Olesen and a team of up to 12 people will arrive at a competition site four or five days ahead of the event. The team uses a laser level to make sure the existing ice is as flat as possible—within half an inch—and shaves off inconsistencies. They paint over hockey lines, draw throwing circles, logos and other curling-specific markings and put foam around the edges of the long, narrow game sheets. From there, they flood the playing surfaces with water; carpet is laid around the foam's edges.
Then the real work begins.
Olesen and his crew shave the flooded game surface until it’s totally flat (yes, again) and begin pebbling. From a water tank on their backs, workers spray purified water through a copper wand, which drops pebbles across every inch of the 140-plus-foot curling sheet, much like a sprinkler moving back and forth across a lawn.
Each pebbling can is different, with varying numbers of holes, producing pebbles in a range of sizes. Some technicians measure the number of droplets per centimeter, Olesen says. "They range from extra fine to extra coarse.
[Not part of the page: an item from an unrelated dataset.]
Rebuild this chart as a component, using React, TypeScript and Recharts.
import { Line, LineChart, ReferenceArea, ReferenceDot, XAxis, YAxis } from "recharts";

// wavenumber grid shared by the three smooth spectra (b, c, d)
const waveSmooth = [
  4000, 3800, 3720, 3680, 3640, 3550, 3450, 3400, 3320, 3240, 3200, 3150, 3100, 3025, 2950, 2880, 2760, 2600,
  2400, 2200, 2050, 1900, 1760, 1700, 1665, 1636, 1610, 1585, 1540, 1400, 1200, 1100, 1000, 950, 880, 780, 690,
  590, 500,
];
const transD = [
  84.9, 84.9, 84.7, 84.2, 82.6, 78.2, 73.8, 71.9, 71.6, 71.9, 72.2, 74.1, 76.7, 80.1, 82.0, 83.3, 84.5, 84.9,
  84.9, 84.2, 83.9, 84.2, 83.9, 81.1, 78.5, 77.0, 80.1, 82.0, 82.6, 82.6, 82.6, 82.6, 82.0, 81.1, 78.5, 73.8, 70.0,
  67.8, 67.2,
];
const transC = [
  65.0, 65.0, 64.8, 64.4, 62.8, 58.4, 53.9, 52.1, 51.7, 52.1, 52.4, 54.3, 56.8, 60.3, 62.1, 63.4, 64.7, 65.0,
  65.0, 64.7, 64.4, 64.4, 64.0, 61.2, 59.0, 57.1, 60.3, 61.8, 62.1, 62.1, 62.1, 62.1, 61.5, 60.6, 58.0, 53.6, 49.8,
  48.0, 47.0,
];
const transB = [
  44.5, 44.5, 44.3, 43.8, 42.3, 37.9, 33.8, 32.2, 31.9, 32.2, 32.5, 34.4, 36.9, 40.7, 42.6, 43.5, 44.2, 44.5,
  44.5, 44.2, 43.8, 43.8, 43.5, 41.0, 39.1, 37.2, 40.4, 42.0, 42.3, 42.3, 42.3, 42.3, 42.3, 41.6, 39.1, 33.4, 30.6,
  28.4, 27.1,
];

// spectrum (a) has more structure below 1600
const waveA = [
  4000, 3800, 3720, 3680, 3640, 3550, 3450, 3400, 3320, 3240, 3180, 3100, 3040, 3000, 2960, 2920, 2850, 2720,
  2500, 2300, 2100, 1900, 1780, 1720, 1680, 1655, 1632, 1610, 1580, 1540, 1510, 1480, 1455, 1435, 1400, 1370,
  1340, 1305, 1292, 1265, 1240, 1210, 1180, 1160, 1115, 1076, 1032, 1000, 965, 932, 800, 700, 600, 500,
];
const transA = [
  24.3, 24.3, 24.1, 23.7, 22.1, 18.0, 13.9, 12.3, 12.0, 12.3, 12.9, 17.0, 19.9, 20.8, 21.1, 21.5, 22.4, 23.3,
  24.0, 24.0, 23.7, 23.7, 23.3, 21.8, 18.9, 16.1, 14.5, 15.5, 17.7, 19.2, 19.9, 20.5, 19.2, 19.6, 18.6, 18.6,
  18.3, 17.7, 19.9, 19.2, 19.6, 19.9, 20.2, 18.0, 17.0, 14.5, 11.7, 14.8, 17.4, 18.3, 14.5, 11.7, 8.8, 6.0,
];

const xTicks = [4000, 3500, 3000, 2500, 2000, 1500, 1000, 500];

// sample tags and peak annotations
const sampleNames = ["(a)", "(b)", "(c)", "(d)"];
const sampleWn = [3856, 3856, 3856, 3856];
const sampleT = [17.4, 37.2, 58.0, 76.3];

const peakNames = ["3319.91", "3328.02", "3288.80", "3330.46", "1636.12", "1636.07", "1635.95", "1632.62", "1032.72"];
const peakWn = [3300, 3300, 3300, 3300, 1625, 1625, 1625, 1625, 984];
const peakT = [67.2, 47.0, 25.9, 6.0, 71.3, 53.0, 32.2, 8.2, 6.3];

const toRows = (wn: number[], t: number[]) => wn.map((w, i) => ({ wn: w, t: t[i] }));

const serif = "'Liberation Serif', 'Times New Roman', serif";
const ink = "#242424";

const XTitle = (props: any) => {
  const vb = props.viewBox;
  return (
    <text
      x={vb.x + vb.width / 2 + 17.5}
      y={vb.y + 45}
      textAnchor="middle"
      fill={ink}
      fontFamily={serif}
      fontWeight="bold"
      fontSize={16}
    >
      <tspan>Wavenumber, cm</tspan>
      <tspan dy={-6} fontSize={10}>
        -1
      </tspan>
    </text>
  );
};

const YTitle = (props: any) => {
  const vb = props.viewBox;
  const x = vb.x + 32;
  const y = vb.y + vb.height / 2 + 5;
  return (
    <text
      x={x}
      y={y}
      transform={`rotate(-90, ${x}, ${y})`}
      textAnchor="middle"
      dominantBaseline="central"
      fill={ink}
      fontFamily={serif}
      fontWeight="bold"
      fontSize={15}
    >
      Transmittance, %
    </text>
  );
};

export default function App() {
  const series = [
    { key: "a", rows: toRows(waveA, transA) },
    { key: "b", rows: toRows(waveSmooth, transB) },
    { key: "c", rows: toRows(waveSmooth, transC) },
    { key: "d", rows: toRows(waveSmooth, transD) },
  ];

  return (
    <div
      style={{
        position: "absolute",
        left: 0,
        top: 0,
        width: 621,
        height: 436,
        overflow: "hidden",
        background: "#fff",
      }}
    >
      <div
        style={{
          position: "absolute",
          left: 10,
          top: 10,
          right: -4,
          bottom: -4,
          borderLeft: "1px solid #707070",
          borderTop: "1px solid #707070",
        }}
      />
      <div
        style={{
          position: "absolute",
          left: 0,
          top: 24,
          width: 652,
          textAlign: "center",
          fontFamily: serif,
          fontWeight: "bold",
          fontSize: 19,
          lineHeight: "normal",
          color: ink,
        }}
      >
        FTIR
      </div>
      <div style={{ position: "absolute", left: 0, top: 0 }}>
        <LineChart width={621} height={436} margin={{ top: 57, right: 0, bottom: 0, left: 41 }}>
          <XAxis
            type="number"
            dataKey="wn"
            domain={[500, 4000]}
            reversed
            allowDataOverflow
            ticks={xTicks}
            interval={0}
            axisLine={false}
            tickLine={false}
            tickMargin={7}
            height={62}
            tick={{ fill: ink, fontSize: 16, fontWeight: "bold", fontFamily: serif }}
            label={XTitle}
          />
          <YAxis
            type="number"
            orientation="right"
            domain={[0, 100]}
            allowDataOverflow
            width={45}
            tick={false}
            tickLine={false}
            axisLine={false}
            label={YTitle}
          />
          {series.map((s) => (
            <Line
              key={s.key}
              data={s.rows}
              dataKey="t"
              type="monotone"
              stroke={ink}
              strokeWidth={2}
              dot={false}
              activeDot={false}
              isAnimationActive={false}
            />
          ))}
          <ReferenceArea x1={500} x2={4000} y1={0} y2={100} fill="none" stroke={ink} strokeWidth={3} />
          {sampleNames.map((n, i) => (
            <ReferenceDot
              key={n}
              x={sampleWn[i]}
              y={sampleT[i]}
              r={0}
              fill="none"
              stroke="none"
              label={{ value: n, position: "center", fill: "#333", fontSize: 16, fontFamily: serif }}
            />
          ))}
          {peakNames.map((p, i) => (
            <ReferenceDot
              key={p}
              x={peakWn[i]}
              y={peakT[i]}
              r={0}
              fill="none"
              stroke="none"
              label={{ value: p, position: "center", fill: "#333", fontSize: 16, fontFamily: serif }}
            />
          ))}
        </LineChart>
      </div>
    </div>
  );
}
Each ice maker has his own preference for pebble size and pebbling technique," he adds.
Crews lay down two coats of pebbles on each game sheet. “The first is cooler [water is room temperature] than the second [more than 100 degrees Fahrenheit], which will actually stand a little taller and be the initial game pebble. If the game pebble happens to wear away, the first coat is there waiting to finish the game,” Olesen says.
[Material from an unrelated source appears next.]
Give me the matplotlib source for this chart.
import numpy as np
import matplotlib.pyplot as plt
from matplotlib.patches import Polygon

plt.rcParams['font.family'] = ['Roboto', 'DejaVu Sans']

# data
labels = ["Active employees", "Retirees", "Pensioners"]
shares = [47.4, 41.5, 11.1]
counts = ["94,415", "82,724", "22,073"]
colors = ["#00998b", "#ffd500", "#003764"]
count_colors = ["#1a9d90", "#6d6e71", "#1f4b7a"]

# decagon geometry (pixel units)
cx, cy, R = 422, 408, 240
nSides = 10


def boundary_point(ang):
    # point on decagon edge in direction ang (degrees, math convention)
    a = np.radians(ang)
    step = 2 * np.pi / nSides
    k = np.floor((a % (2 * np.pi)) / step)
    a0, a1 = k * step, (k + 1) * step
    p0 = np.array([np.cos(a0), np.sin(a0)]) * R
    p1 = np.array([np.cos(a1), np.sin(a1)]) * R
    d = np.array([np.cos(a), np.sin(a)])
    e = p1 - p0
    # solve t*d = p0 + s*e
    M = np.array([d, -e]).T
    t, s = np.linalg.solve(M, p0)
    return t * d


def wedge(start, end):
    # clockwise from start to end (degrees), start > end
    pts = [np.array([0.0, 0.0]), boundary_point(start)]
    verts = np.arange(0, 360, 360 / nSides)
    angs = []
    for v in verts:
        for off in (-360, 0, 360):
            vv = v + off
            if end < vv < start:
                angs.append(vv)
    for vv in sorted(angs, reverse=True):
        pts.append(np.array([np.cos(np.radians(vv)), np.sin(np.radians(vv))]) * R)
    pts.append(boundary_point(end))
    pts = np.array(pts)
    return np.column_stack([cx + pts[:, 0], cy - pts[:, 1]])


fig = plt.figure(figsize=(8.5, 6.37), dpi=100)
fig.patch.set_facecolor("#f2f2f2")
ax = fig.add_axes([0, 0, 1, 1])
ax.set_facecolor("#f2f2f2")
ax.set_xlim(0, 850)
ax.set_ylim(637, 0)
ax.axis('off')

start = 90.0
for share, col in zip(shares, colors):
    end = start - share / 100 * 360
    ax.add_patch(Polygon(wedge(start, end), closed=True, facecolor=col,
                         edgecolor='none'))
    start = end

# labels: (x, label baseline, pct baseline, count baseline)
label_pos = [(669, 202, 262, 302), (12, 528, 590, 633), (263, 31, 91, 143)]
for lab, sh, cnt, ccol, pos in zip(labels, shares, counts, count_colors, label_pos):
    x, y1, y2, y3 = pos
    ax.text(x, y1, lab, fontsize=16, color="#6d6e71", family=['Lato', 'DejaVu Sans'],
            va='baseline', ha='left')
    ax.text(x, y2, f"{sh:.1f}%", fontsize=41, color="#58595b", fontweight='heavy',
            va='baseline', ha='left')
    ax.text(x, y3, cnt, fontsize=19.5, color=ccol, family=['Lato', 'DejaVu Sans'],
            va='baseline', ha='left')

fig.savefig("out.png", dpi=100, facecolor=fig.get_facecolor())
The process is repeated between each match, which features 10 “ends” (think: innings), though Olesen may monitor and re-pebble the ends of the game sheets at the 5th-end break. Since curling is played round-robin style, there are dozens of matches at any given tournament. At the Olympics, the sport stretches 12 days.
Even after pebbling is over, Olesen’s work isn’t done. To keep the game running smoothly, he monitors ice temperature (ideally, it is 23 degrees), air quality and humidity levels, running readings through a central computer system and making real-time adjustments to ensure the pebbles can last through the match.
The science behind the ice making is constantly changing, he says. Ice makers across the world gather for workshops, certifications and to exchange tips ahead of events like the Olympics. There are “celebrity” ice makers, who tend to travel and train up-and-comers. So while the game itself gets the fame, pebbling and the strategy behind it has its own kind of glory, Olesen says.
“You’re working to see if you can get nature to do what you want it to do, instead of doing what it wants to,” he says.